The 1929 budget was $3.1 billion, and Hoover’s first budget in 1930 had $3.3 billion in spending, followed by $3.6 billion, $4.7 billion, and $4.6 billion over the following three years. In nominal terms, he increased spending 48 percent over the last budget of the previous administration. However, this period was one of significant deflation, so if we adjust for the approximately 10 percent per year fall in prices over that period, the real size of government spending in 1933 was almost double that of 1929. The budget deficits of 1931 and 1932 represented 52.5 percent and 43.3 percent of total federal expenditures. No year between 1933 and 1941 under Roosevelt had a deficit that large.8 It is hard to reconcile those data with the claim that Hoover was a defender of “austerity” and “budget cutting” in the name of laissez faire.

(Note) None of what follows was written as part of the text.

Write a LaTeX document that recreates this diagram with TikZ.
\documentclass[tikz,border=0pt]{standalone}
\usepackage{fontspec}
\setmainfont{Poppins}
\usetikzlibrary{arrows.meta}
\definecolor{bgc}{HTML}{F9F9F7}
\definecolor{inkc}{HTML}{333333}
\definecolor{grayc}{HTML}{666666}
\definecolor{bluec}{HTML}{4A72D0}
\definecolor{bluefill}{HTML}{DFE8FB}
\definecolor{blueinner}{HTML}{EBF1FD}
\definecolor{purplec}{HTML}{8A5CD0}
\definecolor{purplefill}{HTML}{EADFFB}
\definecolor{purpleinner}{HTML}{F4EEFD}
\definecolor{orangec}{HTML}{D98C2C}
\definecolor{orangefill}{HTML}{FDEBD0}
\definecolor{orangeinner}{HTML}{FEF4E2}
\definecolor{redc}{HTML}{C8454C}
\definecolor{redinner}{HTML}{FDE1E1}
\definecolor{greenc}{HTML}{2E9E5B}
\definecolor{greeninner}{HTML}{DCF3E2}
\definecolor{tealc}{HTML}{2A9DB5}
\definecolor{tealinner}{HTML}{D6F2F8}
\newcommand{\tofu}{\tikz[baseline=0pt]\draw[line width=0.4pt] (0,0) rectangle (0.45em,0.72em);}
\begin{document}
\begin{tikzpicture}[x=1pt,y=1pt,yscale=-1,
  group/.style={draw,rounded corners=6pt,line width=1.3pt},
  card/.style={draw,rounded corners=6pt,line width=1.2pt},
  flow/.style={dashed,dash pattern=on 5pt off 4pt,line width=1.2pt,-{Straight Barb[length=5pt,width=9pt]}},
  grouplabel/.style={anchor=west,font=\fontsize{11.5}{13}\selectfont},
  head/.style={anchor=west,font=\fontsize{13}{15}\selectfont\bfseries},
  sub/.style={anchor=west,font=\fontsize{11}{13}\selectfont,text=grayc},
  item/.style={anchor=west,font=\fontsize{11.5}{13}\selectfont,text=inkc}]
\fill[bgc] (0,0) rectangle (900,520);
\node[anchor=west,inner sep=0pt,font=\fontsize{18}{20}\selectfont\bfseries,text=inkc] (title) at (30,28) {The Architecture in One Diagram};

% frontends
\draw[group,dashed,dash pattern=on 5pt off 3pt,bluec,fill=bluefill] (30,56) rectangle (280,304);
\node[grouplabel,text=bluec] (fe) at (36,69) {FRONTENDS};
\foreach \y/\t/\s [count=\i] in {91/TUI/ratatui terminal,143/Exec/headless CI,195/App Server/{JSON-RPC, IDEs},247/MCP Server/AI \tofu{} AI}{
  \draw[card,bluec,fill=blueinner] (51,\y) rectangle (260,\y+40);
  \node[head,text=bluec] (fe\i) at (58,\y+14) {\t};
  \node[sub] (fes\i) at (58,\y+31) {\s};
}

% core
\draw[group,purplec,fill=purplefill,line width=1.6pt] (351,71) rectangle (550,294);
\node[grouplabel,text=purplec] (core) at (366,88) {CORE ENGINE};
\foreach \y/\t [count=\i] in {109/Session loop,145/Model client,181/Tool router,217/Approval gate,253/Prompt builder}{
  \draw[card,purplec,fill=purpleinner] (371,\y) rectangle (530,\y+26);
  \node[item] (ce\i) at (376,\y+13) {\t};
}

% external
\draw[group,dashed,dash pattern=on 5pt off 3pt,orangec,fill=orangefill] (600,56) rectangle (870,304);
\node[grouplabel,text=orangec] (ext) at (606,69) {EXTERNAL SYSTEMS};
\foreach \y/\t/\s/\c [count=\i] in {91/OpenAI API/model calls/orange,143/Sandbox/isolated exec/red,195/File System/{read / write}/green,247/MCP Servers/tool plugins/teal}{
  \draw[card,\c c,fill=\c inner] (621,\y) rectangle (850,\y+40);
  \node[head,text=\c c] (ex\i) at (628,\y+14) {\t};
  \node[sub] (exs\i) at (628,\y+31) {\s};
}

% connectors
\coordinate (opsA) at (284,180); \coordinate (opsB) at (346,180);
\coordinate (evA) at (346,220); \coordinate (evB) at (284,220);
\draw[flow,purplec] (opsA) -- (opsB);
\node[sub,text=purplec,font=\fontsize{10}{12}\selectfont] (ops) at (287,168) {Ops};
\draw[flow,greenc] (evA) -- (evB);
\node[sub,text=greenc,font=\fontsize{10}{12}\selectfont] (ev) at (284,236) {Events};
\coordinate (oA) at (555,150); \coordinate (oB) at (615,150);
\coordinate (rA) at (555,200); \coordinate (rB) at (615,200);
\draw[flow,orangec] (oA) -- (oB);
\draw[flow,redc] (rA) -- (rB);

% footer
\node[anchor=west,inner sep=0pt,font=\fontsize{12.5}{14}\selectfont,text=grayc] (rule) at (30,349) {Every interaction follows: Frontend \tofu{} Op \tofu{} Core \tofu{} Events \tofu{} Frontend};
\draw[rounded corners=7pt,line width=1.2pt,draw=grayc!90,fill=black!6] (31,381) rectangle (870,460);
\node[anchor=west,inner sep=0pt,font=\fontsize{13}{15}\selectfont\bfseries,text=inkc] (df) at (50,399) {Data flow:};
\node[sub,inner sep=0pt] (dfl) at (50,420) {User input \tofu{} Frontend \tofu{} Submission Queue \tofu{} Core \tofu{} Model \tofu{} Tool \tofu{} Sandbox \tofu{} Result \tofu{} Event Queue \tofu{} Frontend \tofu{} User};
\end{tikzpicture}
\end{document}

Most of these policies continued, and many expanded, throughout 1931, with the economy worsening each month. By the end of the year, Hoover decided more dras­tic action was necessary and, on December 8th, he addressed Congress and offered a set of proposals that historian David Ken­nedy refers to as “Hoover’s second program” and that has also been called “The Hoover New Deal.” The list of items he proposed included:

The Reconstruction Finance Corpo­ration to lend tax dollars to banks, firms, and other institutions in need.

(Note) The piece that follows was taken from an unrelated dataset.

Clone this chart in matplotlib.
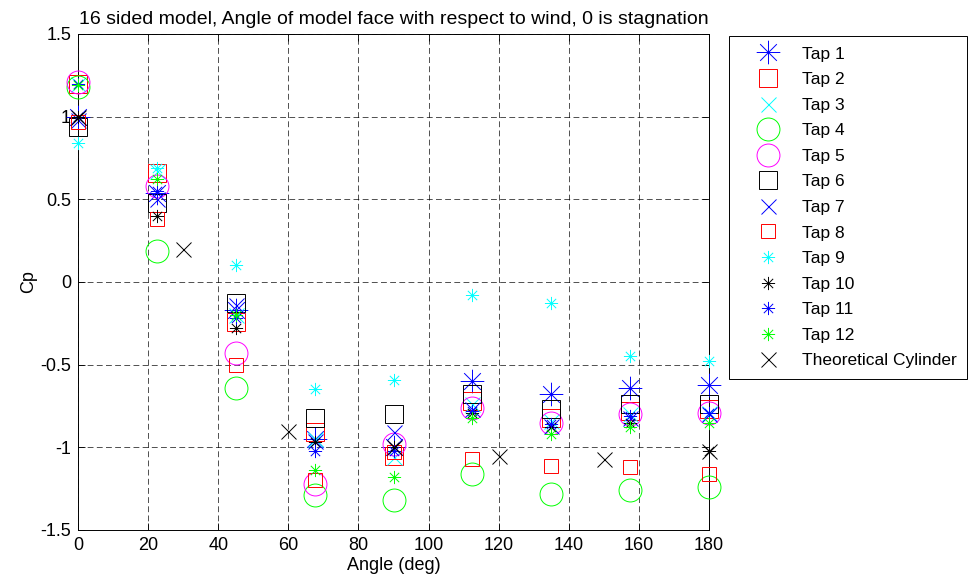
import numpy as np
import matplotlib
matplotlib.use("Agg")
import matplotlib.pyplot as plt
from matplotlib.path import Path

plt.rcParams['font.family'] = ['Liberation Sans', 'DejaVu Sans']
plt.rcParams['font.size'] = 13

# angle of model face (deg)
angles = [0, 22.5, 45, 67.5, 90, 112.5, 135, 157.5, 180]

tap1 = [1.00, 0.54, -0.17, -0.95, -1.00, -0.60, -0.68, -0.64, -0.62]
tap2 = [1.20, 0.66, -0.24, -0.91, -1.05, -0.72, -0.82, -0.78, -0.77]
tap3 = [1.20, 0.67, -0.20, -0.95, -1.06, -0.74, -0.84, -0.80, -0.79]
tap4 = [1.18, 0.19, -0.64, -1.29, -1.32, -1.16, -1.28, -1.26, -1.24]
tap5 = [1.21, 0.58, -0.43, -1.22, -0.98, -0.76, -0.85, -0.80, -0.79]
tap6 = [0.94, 0.48, -0.13, -0.82, -0.80, -0.68, -0.77, -0.74, -0.74]
tap7 = [0.98, 0.50, -0.14, -0.96, -0.91, -0.77, -0.87, -0.82, -0.80]
tap8 = [0.97, 0.38, -0.50, -1.20, -1.03, -1.07, -1.11, -1.12, -1.16]
tap9 = [0.84, 0.69, 0.10, -0.65, -0.59, -0.08, -0.13, -0.45, -0.48]
tap10 = [1.00, 0.40, -0.28, -0.97, -1.00, -0.79, -0.88, -0.85, -1.02]
tap11 = [1.20, 0.55, -0.22, -1.02, -1.02, -0.78, -0.86, -0.81, -0.79]
tap12 = [1.19, 0.62, -0.20, -1.14, -1.18, -0.82, -0.92, -0.88, -0.85]

theory_angle = [0, 30, 60, 90, 120, 150, 180]
theory_cp = [1.0, 0.2, -0.9, -1.0, -1.05, -1.07, -1.02]

# matlab style '*' marker (8 armed asterisk)
d = np.sqrt(0.5)
star_verts = [(-1, 0), (1, 0), (0, -1), (0, 1), (-d, -d), (d, d), (-d, d), (d, -d)]
star_codes = [Path.MOVETO, Path.LINETO] * 4
ASTER = Path(star_verts, star_codes)

series = [
    (tap1, 'Tap 1', ASTER, 'b', 17),
    (tap2, 'Tap 2', 's', 'r', 13.5),
    (tap3, 'Tap 3', 'x', 'c', 10.8),
    (tap4, 'Tap 4', 'o', 'g', 16.5),
    (tap5, 'Tap 5', 'o', 'm', 16.5),
    (tap6, 'Tap 6', 's', 'k', 13.5),
    (tap7, 'Tap 7', 'x', 'b', 10.8),
    (tap8, 'Tap 8', 's', 'r', 10),
    (tap9, 'Tap 9', ASTER, 'c', 9.5),
    (tap10, 'Tap 10', ASTER, 'k', 9.5),
    (tap11, 'Tap 11', ASTER, 'b', 9.5),
    (tap12, 'Tap 12', ASTER, 'g', 9.5),
]
colors = {'b': (0, 0, 1), 'r': (1, 0, 0), 'c': (0, 1, 1), 'g': (0, 1, 0),
          'm': (1, 0, 1), 'k': (0, 0, 0)}

fig = plt.figure(figsize=(9.69, 5.86), dpi=100)
ax = fig.add_axes([78 / 969, 1 - 530 / 586, (709 - 78) / 969, (530 - 34) / 586])

for vals, lab, mk, c, ms in series:
    ax.plot(angles, vals, linestyle='none', marker=mk, markersize=ms,
            markerfacecolor='none', markeredgecolor=colors[c],
            markeredgewidth=0.7, label=lab, clip_on=False, zorder=3)

ax.plot(theory_angle, theory_cp, linestyle='none', marker='x', markersize=10.8,
        markeredgecolor='k', markeredgewidth=0.7, label='Theoretical Cylinder',
        clip_on=False, zorder=3)

ax.set_xlim(0, 180)
ax.set_ylim(-1.5, 1.5)
ax.set_xticks(np.arange(0, 181, 20))
ax.set_yticks([-1.5, -1, -0.5, 0, 0.5, 1, 1.5])
ax.set_yticklabels(['-1.5', '-1', '-0.5', '0', '0.5', '1', '1.5'])
ax.tick_params(direction='in', top=True, right=True, length=5, width=0.6, pad=5)
ax.grid(True, color='k', linestyle=(0, (7, 4)), linewidth=0.6, alpha=0.8)
ax.set_axisbelow(True)
for s in ax.spines.values():
    s.set_linewidth(0.7)

ax.set_xlabel('Angle (deg)', labelpad=2)
ax.set_ylabel('Cp', labelpad=2)
ax.set_title('16 sided model, Angle of model face with respect to wind, 0 is stagnation',
             fontsize=14, pad=7)

leg = ax.legend(loc='upper left', bbox_to_anchor=(729 / 969, 1 - 36 / 586),
                bbox_transform=fig.transFigure, borderaxespad=0, numpoints=1,
                fancybox=False, framealpha=1, edgecolor='k', borderpad=0.6,
                handlelength=3.3, handletextpad=0.3, labelspacing=0.6,
                fontsize=12.5)
leg.get_frame().set_linewidth(0.7)

fig.savefig('out.png', dpi=100)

A Home Loan Bank to provide govern­ment help to the construction sector.

Congressional legalization of Hoover’s executive order that had blocked im­migration.

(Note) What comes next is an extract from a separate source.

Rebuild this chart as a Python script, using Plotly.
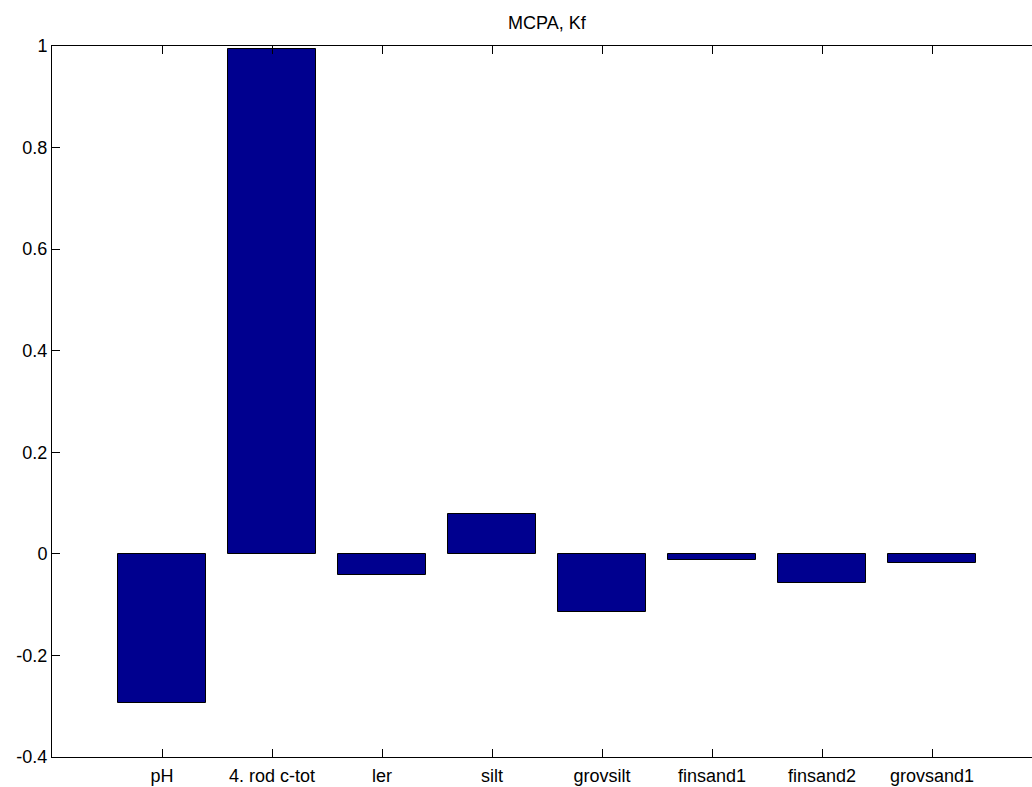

Direct loans to state governments for spending on relief for the unem­ployed.

More aid to Federal Land Banks.

Creating a Public Works Administra­tion that would both better coordi­nate Federal public works and expand them.

More vigorous enforcement of anti­trust laws to end “destructive com­petition” in a variety of industries, as well as support for work-sharing pro­grams that would supposedly reduce unemployment.

On top of those spending proposals, most of which were approved in one form or an­other, Hoover proposed, and Congress ap­proved, the largest peacetime tax increase in American history. The Revenue Act of 1932 increased personal income taxes dramati­cally, but also brought back a variety of ex­cise taxes that had been used during World War I. The higher income taxes involved an increase of the standard rate from a range of 1.5–5 percent to the 4–8 percent range. On top of that increase, the act placed a large surtax on higher-income earners, leading to a total tax rate of anywhere from 25 to 63 percent. The act also raised the corporate income tax along with several taxes on other forms of income and wealth.

And keep in mind Hoover's description of what his administration had done:

"We might have done nothing. That would have been utter ruin. Instead, we met the situation with proposals to private business and the Congress of the most gigantic program of economic defense and counterattack ever evolved in the history of the Republic. These programs, unparalleled in the history of depressions of any country and in any time, to care for distress, to provide employment, to aid agriculture, to maintain the financial stability of the country, to safeguard the savings of the people, to protect their homes, are not in the past tense—they are in action. . . . No government in Washington has hitherto considered that it held so broad a responsibility for leadership in such time."

Finally, consider what FDR's own advisors had to say:

Rexford G. Tugwell, one of the academics at the center of FDR’s “brains trust” said: “When it was all over, I once made a list of New Deal ventures begun during Hoover’s years as Secretary of

Commerce and then as president. . . . The New Deal owed much to what he had begun.”

Another member of the brains trust, Raymond Moley, wrote of that period:

"When we all burst into Washington. . . we found every essential idea [of the New Deal] enacted in the 100- day Congress in the Hoover administration itself. The essentials of the NRA, the PWA, the emergency relief setup were all there. Even the AAA was known to the Department of Agriculture. Only the TVA and the Securities Act was drawn from other sources. The RFC, probably the greatest recovery agency, was of course a Hoover measure, passed long before the inauguration."

Late in both of their lives, Tugwell wrote to Moley and said of Hoover, “we were too hard on a man who really invented most of the devices we used.” Roosevelt’s inner circle would have every reason to disassociate themselves with the policies of their predecessor, yet two of them recognized quite clearly Hoover’s role as the father of the New Deal.

All of this information is very easy to find for anyone who wants to look it up, even if they, like Kruggie, take pride in refusing to read anything by people they disagree with. At some point, this is no longer about laziness but about an intentional attempt to obfuscate and deceive, and to use propaganda to score ideological points. Kruggie has become a master of the genre.